Skip the pictures. Set down, word for word, the lines from the start of the material up to and including the line with "(0,0.63+\y) -- (16.54,0.63+\y);".

■ ■ ■

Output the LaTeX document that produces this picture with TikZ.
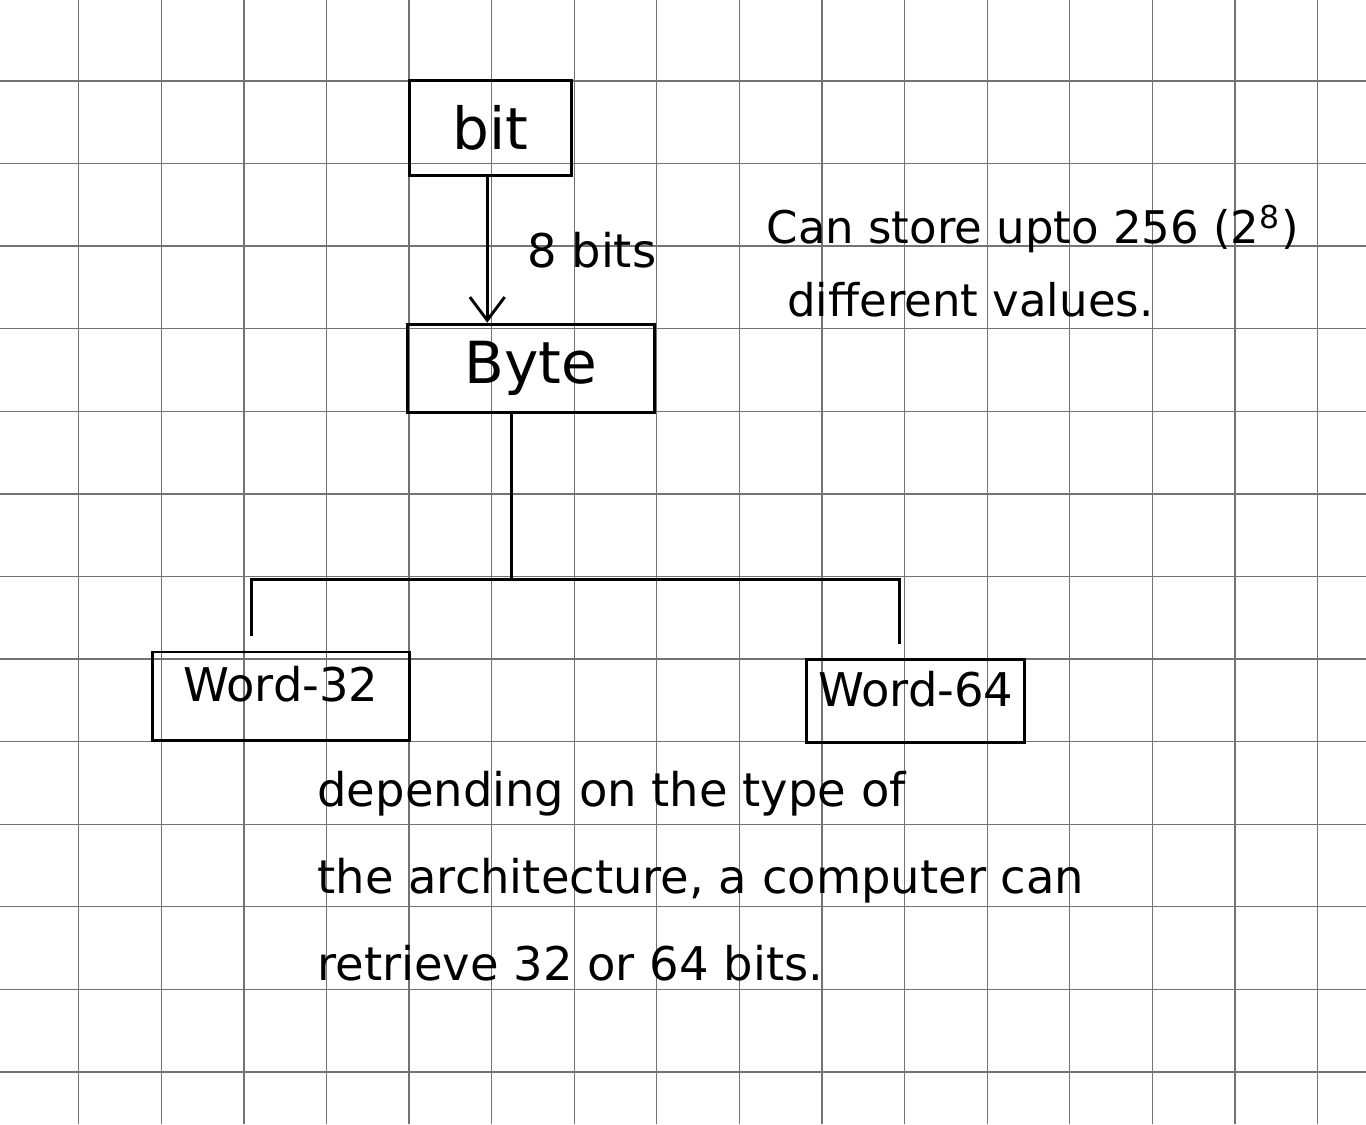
\documentclass[tikz,border=0pt]{standalone}
\usepackage{fontspec}
\setmainfont{DejaVu Sans}
\usetikzlibrary{arrows.meta,positioning,calc}

\begin{document}
\begin{tikzpicture}[
    box/.style={rectangle, draw, line width=1pt, font=\fontsize{20}{24}\selectfont},
    wordbox/.style={rectangle, draw, line width=1pt, font=\fontsize{16}{19}\selectfont, text depth=0.3cm},
    link/.style={line width=1pt},
    hand/.style={anchor=west, align=left}]
    \fill[white] (0,0) rectangle (16.54,13.61);
    \useasboundingbox (0,0) rectangle (16.54,13.61);
    \foreach \x in {0,...,15} \draw[black!55, line width=0.45pt] (0.953+\x,0) -- (0.953+\x,13.61);
    \foreach \y in {0,...,12} \draw[black!55, line width=0.45pt] (0,0.63+\y) -- (16.54,0.63+\y);

    \node[box, minimum width=1.97cm, minimum height=1.15cm] (bit) at (5.94,12.06) {bit};
    \node[box, minimum width=3cm, minimum height=1.07cm] (byte) at (6.43,9.15) {Byte};
    \node[wordbox, minimum width=3.11cm, minimum height=1.07cm] (w32) at (3.40,5.18) {Word-32};
    \node[wordbox, minimum width=2.64cm, minimum height=1cm] (w64) at (11.09,5.12) {Word-64};

    \draw[link, -{Straight Barb[length=8pt, width=12pt]}] ([xshift=-0.04cm]bit.south) -- ([xshift=-0.04cm]bit.south |- byte.north)
        node[midway, right=0.35cm, font=\fontsize{16}{19}\selectfont] (eight) {8 bits};

    \coordinate (split) at ($(byte.south)+(-0.24,-2)$);
    \draw[link] ([xshift=-0.24cm]byte.south) -- (split);
    \draw[link, shorten >=0.18cm] (split) -| ([xshift=-0.36cm]w32.north);
    \draw[link, shorten >=0.18cm] (split) -| ([xshift=-0.2cm]w64.north);

    \node[hand, font=\fontsize{15.5}{25}\selectfont] (store) at (9.16,10.45) {Can store upto 256 (2\textsuperscript{8})\\\hspace{0.25cm}different values.};
    \node[hand, font=\fontsize{16}{30}\selectfont] (arch) at (3.72,3.0) {depending on the type of\\the architecture, a computer can\\retrieve 32 or 64 bits.};
\end{tikzpicture}
\end{document}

■ ■ ■

Written solution >>
Output the LaTeX document that produces this picture with TikZ.
\documentclass[tikz,border=0pt]{standalone}
\usepackage{fontspec}
\setmainfont{DejaVu Sans}
\usetikzlibrary{arrows.meta,positioning,calc}

\begin{document}
\begin{tikzpicture}[
    box/.style={rectangle, draw, line width=1pt, font=\fontsize{20}{24}\selectfont},
    wordbox/.style={rectangle, draw, line width=1pt, font=\fontsize{16}{19}\selectfont, text depth=0.3cm},
    link/.style={line width=1pt},
    hand/.style={anchor=west, align=left}]
    \fill[white] (0,0) rectangle (16.54,13.61);
    \useasboundingbox (0,0) rectangle (16.54,13.61);
    \foreach \x in {0,...,15} \draw[black!55, line width=0.45pt] (0.953+\x,0) -- (0.953+\x,13.61);
    \foreach \y in {0,...,12} \draw[black!55, line width=0.45pt] (0,0.63+\y) -- (16.54,0.63+\y);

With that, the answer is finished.